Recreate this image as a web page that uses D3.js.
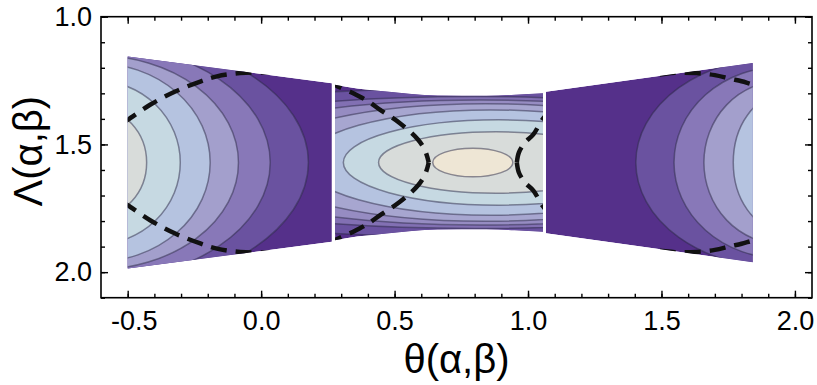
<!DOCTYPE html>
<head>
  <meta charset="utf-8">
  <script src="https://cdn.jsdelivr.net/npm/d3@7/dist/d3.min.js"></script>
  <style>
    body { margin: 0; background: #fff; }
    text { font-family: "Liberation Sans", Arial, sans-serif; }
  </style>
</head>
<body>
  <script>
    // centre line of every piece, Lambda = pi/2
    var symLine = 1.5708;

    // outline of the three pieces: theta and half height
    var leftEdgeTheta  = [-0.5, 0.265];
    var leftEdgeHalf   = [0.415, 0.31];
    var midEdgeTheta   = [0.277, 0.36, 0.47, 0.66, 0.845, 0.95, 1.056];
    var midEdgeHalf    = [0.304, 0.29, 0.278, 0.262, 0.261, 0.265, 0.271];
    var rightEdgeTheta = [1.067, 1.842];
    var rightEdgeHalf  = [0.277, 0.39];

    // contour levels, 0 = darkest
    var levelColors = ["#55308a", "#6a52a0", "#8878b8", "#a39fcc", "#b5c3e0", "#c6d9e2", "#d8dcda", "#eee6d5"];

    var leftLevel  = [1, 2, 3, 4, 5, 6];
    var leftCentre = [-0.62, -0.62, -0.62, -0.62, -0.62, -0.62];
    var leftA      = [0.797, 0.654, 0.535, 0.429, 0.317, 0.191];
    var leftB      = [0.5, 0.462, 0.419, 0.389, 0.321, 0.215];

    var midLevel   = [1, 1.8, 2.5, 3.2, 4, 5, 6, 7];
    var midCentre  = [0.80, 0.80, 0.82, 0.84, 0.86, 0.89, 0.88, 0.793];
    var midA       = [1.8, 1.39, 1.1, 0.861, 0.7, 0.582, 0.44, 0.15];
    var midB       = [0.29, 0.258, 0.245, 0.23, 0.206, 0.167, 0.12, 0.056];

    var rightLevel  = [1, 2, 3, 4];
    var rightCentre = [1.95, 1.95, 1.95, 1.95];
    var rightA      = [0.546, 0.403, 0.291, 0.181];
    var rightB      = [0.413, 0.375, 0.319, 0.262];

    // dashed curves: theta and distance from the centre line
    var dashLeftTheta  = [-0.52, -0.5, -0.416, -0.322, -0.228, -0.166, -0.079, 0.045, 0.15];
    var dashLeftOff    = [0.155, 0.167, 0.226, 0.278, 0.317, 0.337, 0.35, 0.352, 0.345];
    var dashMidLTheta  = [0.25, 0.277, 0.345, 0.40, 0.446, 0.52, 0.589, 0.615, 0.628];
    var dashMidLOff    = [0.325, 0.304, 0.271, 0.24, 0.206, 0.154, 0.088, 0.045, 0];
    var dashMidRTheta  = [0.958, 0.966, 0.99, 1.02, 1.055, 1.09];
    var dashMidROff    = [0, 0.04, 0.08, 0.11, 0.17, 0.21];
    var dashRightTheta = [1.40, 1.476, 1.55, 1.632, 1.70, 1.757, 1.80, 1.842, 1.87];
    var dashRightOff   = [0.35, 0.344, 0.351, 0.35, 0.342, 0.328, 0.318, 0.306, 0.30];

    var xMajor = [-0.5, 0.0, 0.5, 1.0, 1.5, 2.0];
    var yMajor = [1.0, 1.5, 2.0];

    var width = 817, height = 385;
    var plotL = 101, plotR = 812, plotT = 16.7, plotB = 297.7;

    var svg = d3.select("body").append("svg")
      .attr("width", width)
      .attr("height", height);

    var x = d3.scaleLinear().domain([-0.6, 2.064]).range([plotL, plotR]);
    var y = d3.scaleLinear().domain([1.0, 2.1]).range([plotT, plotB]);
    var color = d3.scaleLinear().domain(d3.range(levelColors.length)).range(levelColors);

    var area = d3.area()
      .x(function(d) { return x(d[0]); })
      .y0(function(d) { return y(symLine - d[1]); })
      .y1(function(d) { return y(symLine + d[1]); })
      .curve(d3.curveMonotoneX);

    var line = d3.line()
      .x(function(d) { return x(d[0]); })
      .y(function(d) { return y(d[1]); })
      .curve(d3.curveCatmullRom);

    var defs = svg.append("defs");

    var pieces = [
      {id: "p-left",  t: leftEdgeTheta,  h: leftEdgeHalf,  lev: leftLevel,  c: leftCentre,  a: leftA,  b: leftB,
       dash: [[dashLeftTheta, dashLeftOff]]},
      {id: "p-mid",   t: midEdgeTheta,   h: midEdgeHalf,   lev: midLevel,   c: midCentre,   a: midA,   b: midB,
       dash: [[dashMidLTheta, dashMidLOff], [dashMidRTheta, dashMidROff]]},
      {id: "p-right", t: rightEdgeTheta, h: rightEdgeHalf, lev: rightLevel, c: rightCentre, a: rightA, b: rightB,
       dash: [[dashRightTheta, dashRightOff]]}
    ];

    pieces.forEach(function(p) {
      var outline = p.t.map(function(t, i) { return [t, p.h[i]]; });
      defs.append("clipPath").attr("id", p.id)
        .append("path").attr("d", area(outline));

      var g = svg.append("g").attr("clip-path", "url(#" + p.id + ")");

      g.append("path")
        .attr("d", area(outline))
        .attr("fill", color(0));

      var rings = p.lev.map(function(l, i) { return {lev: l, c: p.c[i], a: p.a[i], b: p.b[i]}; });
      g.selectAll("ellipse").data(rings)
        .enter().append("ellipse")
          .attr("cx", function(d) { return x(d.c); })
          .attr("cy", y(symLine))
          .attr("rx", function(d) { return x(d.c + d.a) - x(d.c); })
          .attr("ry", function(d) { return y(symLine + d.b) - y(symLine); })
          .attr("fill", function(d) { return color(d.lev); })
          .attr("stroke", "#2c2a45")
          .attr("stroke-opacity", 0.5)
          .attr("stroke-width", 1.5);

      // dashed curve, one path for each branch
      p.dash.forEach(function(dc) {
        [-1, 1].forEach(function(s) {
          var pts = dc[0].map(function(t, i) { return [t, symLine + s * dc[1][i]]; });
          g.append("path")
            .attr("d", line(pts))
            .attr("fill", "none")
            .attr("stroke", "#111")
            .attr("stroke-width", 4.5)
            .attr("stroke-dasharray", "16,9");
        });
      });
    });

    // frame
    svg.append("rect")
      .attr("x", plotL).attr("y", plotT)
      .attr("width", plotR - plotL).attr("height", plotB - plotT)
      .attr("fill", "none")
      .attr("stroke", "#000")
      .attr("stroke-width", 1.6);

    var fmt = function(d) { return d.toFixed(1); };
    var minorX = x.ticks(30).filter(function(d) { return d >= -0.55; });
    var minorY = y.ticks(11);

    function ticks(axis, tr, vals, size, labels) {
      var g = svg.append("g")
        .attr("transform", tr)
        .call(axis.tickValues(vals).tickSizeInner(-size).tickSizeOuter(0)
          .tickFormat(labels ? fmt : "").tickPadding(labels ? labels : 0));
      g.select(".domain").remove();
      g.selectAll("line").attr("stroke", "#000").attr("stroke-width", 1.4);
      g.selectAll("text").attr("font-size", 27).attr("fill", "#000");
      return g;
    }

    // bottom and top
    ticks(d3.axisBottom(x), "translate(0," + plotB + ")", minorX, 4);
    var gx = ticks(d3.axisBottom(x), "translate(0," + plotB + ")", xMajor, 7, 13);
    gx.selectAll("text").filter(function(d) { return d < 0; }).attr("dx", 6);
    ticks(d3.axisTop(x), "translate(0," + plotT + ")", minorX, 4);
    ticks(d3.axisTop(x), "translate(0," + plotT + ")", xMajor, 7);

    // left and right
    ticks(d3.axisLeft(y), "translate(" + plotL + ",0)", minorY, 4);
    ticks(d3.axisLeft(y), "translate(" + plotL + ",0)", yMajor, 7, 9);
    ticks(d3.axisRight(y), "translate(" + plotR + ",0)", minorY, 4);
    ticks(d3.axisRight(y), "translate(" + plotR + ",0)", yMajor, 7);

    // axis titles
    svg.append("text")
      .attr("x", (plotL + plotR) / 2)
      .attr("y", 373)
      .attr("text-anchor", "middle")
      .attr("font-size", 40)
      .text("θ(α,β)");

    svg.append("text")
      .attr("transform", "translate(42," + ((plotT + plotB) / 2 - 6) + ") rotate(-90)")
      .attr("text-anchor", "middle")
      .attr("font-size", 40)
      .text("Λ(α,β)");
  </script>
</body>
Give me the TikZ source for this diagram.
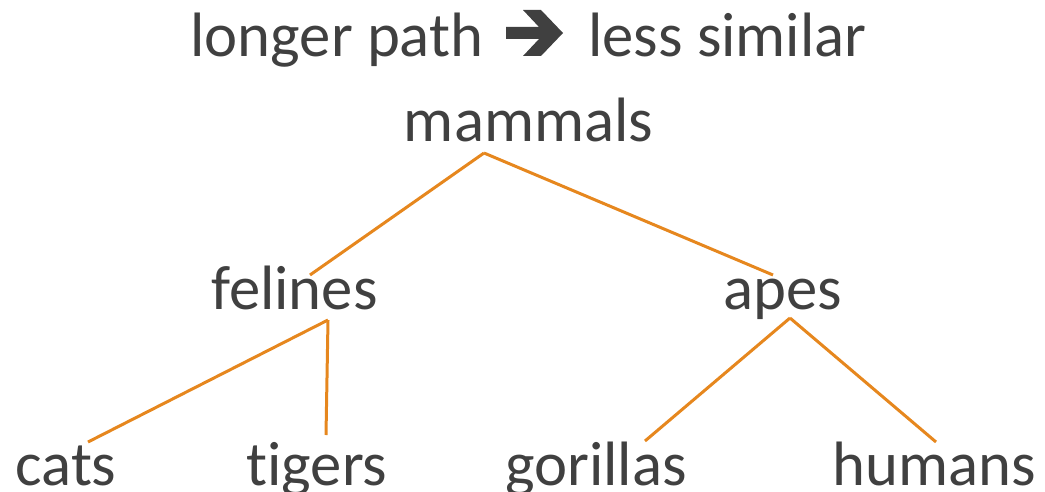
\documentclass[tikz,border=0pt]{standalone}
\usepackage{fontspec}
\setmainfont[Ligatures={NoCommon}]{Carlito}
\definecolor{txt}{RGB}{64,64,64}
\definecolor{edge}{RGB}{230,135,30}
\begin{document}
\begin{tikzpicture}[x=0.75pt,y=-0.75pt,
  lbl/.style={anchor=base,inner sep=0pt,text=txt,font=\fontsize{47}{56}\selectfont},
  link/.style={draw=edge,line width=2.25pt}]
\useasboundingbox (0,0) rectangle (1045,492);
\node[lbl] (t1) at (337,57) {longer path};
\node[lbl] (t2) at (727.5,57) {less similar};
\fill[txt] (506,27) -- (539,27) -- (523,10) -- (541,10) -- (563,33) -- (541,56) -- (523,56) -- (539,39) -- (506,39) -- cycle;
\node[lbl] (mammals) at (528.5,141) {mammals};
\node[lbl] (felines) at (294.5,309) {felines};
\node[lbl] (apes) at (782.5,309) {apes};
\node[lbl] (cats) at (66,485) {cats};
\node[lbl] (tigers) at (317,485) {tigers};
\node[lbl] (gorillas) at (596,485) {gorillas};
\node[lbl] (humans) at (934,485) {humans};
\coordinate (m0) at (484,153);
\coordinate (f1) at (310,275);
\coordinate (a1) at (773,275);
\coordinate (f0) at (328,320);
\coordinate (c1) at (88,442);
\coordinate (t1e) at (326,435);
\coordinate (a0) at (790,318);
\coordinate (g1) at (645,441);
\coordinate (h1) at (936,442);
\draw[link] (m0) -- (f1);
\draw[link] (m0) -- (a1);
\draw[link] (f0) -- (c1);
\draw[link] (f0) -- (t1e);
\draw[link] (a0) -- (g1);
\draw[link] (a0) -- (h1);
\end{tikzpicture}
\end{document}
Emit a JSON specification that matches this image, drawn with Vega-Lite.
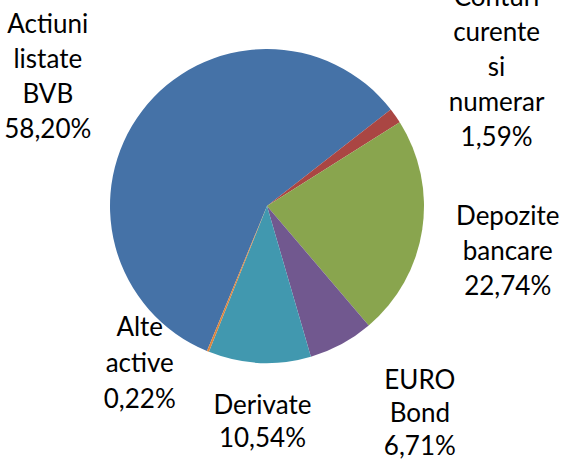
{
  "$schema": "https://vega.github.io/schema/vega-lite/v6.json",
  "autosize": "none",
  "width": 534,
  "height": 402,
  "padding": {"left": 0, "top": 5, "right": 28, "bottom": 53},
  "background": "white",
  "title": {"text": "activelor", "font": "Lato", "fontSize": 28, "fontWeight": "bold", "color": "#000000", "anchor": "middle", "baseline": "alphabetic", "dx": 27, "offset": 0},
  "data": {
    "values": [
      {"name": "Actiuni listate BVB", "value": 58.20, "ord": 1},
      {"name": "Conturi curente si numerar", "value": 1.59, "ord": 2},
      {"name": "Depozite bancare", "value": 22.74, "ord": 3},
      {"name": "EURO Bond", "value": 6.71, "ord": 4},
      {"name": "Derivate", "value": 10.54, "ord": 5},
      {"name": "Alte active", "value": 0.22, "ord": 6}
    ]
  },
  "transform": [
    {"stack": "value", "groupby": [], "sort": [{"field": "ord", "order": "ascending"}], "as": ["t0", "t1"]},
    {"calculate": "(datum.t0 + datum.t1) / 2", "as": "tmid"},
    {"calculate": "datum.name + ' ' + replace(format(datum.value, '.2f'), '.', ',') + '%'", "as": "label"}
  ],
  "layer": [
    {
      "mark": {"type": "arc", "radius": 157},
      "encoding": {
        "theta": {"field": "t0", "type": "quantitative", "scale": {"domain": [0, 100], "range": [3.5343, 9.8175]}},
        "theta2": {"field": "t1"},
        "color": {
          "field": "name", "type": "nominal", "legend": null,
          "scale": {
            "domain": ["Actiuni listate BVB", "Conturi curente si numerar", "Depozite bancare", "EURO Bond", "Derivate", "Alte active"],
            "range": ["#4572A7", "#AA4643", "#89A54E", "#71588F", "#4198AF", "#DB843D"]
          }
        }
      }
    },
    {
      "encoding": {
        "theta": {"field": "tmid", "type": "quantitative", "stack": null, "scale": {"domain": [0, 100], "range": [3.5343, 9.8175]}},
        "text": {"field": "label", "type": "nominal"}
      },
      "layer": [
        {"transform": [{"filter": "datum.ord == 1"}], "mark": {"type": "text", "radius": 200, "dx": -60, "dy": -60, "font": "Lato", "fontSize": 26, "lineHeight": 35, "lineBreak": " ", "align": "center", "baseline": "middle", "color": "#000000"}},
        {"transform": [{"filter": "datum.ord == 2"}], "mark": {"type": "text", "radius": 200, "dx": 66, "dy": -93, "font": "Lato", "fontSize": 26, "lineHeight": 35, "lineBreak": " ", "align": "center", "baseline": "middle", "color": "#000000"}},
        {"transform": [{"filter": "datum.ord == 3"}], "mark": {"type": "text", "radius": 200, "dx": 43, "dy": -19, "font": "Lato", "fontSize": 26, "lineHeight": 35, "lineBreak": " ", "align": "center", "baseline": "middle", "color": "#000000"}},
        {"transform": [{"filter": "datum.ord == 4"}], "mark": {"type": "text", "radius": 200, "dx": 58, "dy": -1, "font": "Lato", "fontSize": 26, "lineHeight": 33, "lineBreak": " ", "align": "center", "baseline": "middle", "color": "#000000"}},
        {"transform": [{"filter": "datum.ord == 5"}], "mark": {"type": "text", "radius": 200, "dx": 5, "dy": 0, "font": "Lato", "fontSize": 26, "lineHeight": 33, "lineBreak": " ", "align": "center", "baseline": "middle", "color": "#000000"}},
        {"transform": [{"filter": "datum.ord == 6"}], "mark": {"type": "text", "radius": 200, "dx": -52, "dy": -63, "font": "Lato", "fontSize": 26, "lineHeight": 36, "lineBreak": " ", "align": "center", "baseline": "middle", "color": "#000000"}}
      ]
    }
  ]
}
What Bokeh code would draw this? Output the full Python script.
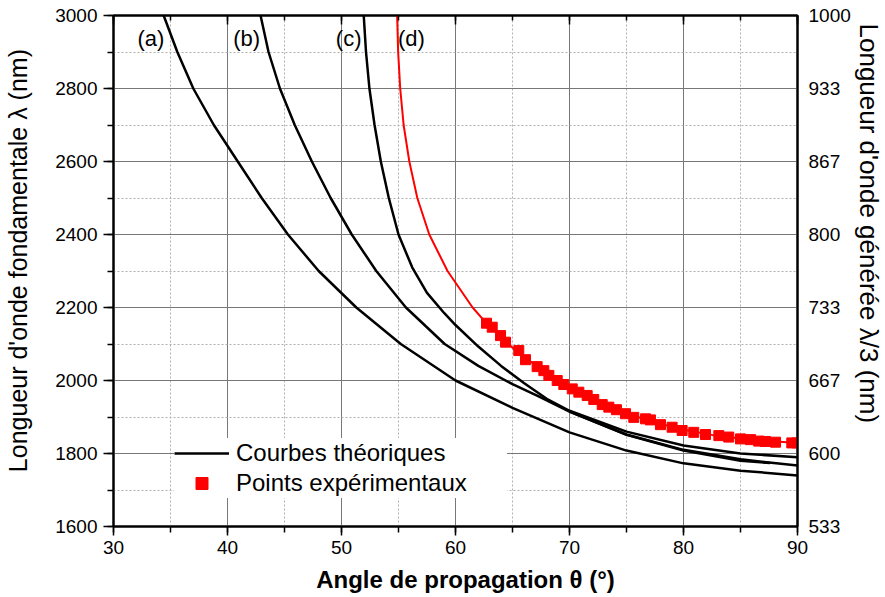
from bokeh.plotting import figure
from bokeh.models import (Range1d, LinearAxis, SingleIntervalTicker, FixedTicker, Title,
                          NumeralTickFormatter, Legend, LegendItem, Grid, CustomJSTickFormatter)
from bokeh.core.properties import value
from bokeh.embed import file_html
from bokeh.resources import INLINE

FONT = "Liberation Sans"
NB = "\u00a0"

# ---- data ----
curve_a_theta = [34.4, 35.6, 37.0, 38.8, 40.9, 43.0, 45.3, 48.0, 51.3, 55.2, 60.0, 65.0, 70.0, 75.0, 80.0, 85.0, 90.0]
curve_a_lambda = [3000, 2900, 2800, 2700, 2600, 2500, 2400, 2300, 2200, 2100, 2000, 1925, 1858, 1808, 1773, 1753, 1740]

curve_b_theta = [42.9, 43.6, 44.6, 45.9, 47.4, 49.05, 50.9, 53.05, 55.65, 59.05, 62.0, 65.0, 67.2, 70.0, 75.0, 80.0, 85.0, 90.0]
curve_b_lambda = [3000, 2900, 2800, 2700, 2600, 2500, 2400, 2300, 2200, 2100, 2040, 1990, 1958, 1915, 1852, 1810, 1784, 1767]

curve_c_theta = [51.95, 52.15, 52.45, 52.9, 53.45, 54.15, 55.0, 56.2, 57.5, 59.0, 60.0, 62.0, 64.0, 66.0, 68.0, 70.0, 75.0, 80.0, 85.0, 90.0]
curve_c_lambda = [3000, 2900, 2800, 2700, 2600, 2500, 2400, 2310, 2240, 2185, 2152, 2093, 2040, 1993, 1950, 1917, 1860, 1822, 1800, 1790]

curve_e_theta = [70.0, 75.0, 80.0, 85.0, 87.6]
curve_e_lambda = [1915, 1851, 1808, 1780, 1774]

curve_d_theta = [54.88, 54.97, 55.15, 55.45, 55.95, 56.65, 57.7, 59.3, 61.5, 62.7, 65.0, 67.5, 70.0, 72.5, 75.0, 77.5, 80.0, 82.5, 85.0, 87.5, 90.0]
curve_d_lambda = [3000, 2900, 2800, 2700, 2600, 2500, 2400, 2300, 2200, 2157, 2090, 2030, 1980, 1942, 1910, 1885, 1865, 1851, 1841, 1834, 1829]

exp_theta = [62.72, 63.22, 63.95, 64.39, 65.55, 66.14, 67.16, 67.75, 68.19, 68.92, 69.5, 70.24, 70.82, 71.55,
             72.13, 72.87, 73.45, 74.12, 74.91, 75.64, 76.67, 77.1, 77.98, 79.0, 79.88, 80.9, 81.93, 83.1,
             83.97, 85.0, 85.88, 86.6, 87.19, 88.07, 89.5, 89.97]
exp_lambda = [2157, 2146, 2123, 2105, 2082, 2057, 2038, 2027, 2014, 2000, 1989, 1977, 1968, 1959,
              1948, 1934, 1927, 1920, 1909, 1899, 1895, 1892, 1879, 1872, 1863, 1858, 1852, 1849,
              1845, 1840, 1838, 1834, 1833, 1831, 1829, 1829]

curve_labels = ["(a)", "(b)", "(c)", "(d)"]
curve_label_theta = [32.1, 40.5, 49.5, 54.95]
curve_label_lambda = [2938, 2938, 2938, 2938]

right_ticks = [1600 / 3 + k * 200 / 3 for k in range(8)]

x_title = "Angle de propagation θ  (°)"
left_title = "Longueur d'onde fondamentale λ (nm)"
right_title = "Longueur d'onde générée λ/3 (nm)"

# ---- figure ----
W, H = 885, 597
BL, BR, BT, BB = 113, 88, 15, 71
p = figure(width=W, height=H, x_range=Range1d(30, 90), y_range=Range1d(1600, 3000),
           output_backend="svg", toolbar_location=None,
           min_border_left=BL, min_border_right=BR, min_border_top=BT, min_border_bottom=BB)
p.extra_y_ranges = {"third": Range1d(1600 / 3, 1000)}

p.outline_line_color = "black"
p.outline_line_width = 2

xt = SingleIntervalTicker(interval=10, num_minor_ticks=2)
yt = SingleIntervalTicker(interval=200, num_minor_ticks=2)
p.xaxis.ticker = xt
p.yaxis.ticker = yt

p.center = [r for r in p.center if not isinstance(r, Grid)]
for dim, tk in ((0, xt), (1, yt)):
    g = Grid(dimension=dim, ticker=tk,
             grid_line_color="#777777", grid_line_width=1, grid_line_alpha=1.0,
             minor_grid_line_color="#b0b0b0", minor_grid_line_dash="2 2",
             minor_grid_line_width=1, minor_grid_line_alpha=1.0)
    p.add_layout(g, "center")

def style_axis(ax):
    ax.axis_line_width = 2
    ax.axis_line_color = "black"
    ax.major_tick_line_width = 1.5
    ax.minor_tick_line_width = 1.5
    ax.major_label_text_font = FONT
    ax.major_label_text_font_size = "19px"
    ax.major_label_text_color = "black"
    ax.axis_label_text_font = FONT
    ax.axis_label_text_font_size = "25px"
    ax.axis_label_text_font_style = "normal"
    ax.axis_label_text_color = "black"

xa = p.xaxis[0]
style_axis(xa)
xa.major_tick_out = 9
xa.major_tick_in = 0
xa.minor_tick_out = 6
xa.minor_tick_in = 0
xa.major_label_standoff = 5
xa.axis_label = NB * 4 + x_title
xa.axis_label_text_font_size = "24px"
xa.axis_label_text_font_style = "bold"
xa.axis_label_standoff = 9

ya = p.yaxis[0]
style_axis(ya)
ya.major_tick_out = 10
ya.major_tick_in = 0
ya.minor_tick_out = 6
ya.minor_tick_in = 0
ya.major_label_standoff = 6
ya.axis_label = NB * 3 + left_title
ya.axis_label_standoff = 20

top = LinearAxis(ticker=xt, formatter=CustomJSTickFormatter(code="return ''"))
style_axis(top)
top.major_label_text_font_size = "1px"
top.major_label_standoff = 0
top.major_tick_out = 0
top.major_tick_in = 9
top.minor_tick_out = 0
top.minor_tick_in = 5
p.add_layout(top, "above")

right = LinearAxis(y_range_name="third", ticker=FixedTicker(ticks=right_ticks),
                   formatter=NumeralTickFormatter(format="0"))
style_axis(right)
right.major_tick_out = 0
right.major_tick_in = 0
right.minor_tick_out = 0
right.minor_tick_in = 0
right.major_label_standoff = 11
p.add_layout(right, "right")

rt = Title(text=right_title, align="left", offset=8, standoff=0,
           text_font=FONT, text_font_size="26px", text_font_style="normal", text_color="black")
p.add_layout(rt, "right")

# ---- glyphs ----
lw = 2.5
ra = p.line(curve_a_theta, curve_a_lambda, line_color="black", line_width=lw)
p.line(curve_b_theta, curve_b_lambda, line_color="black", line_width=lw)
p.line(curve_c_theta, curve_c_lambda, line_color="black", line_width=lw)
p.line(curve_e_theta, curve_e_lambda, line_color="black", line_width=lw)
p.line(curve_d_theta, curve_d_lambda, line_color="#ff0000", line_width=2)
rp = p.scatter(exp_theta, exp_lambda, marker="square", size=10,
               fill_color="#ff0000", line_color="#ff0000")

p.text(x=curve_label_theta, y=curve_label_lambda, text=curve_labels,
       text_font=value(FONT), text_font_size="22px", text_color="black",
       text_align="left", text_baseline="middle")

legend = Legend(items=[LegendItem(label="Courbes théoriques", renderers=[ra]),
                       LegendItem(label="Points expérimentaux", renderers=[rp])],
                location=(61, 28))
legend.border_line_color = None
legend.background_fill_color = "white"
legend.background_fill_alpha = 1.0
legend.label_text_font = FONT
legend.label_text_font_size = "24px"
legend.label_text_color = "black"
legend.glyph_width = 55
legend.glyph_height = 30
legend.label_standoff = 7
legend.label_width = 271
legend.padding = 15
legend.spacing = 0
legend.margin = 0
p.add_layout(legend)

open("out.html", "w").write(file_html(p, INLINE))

_____

| SHORT PROBLEM |
Leave out the pictures and transcribe exactly the lines from the one containing "What Bokeh code" through the one containing "1810, 1784, 1767]".

| OUTPUT OF THE EXERCISE |
What Bokeh code would draw this? Output the full Python script.
from bokeh.plotting import figure
from bokeh.models import (Range1d, LinearAxis, SingleIntervalTicker, FixedTicker, Title,
                          NumeralTickFormatter, Legend, LegendItem, Grid, CustomJSTickFormatter)
from bokeh.core.properties import value
from bokeh.embed import file_html
from bokeh.resources import INLINE

FONT = "Liberation Sans"
NB = "\u00a0"

# ---- data ----
curve_a_theta = [34.4, 35.6, 37.0, 38.8, 40.9, 43.0, 45.3, 48.0, 51.3, 55.2, 60.0, 65.0, 70.0, 75.0, 80.0, 85.0, 90.0]
curve_a_lambda = [3000, 2900, 2800, 2700, 2600, 2500, 2400, 2300, 2200, 2100, 2000, 1925, 1858, 1808, 1773, 1753, 1740]

curve_b_theta = [42.9, 43.6, 44.6, 45.9, 47.4, 49.05, 50.9, 53.05, 55.65, 59.05, 62.0, 65.0, 67.2, 70.0, 75.0, 80.0, 85.0, 90.0]
curve_b_lambda = [3000, 2900, 2800, 2700, 2600, 2500, 2400, 2300, 2200, 2100, 2040, 1990, 1958, 1915, 1852, 1810, 1784, 1767]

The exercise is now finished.